Известно, например, что Толстой отвергал Шекспира. Одни это воспринимали как причуду гения, другие пытались как-то оправдать. Однако никто не считал такой взгляд на Шекспира естественным, само собой разумеющимся. Даже в искусстве есть ведь некие абсолюты.
«К его литературным вкусам никто из нас всерьез не относился, о поэзии мы с ним не разговаривали», — это из окружения поэта Д. Самойлова, где Ландау любили и дружили с ним.
Однажды он примерно в таком роде отозвался о стихах Пастернака: «Что это за поэзия, если я должен думать, чтобы понять ее? Мы же не требуем, чтобы работы физиков-теоретиков понимали все. А поэты именно должны быть всем понятны».
Еще он говорил: «Я — „симонист“», имея в виду прежде всего лирические стихи Симонова военных лет.
…Если искать общий его подход, то представляется, что он отвергал литературу излишне усложненных, по его мнению, и неоднозначных чувств и отношений, а также и такую, в которой присутствовало то, что он называл «патологией» (кстати, одно из его любимых словечек). И в литературе, как и в науке, он ратовал за ясность и однозначность. Но это вовсе не значит, что воспринимал он художественные произведения рационально, чисто рассудочно, а не эмоционально.
Наоборот, ему импонировали чувства сильные, цельные (недаром он считал, что любовная линия в «По ком звонит колокол», — одна из вершин мировой литературы), и при этом в них должны быть чистота и ясность.
Так относясь к «Колоколу», он в то же время многого в Хемингуэе не любил и не принимал — скорее всего именно из-за усложненности, импрессионизма, подтекста, присутствующих почти во всех его вещах.

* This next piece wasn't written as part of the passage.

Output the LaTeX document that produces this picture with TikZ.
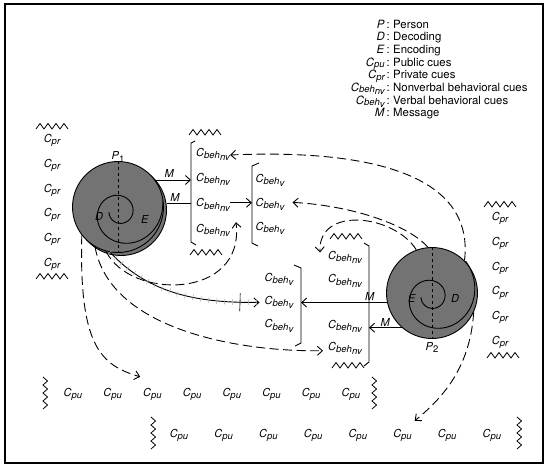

Любил он, например, баллады, где есть ясность, четкое содержание, сюжет, действие.
В таком кратком изложении все выглядит, конечно, упрощеннее, элементарнее, чем было на самом деле. И мне жаль, не хочется мельчить тему «Ландау и литература», в которой таится гораздо больше содержания, чем представляется на беглый взгляд.
Даже простое перечисление его любимых вещей — и стихов, и прозы, — а также произведений нелюбимых, равнодушно или активно, даже яростно отвергаемых, — и такое перечисление уже интересно. Так, с одной стороны, он очень любил стихи «мужества» — Киплинга, Гумилева. А с другой — в его списке присутствует и многое из Лермонтова, произведения Гейне и «Гамлет» Пастернака.
Вероятно, несмотря на свои принципы, он тоже, как и все мы, не избежал эволюции во вкусах и пристрастиях. Но все же какие-то вещи повторял неизменно. «Я — реалист», — всегда говорил он. Очень любил Стендаля, особенно «Красное и черное». Любил Драйзера (больше, чем Хемингуэя), особенно «Гения». Он объяснял, почему любит «Монте-Кристо», но не любит «Трех мушкетеров». Месть Монте-Кристо была справедливым возмездием за преступления, то есть в основе романа лежала справедливость. Миледи действительно была ужасной, жестокой и коварной женщиной. Но ведь она не виновата, что стала такой, — ведь поначалу с ней поступили ужасно, жестоко и несправедливо.
Забавно? По-детски бесхитростно? Только дети или очень наивные люди относятся к героям как к живым людям. А может, это и вовсе чуть ли не научный подход теоретика? Исходная посылка была неверной, — значит, и все на ней построенное должно быть отвергнуто как несостоятельное.
Вообще кажется интересным разобраться не только в литературных вкусах Ландау, но и в истоках их — как они возникли и почему были именно такими. Не есть ли они результат подсознательной экономии интеллектуальных сил — выполнения некоего «закона сохранения»? Ведь даже когда человеку отпущен на редкость большой интеллектуальный потенциал, его не всегда (или не у всех) хватает и на столь интенсивное занятие наукой и на что-то еще. Вот одно из возможных объяснений литературных пристрастий Ландау. Он, вероятно, сам не раз слышал «охи» по этому поводу от многих людей.
Какова же была его реакция? Всегда ли он, упрямо или добродушно, с вызовом или без, но отстаивал свои вкусы — с полным сознанием, что каков он есть, такой и хорош? Или бывало и сожаление, что какие-то вещи, радующие других, ему недоступны?
Немножко сказал о себе он сам в интервью «Неделе», которое называлось «Если откровенно…»:
«Боюсь кого-либо разочаровать, но я воспринимаю фильмы сугубо „по-детски“. Волнуюсь за судьбу героев, переживаю, люблю тех, кто мне понравится, ненавижу подлецов. Разумеется, это в том случае, если картина интересна. Если же нет, — извините меня, но я, насколько возможно тихо, на цыпочках ухожу из кинозала. Когда фильм скучен, его для меня не спасут никакие режиссерские „находки“. Я не выношу уже самого этого термина.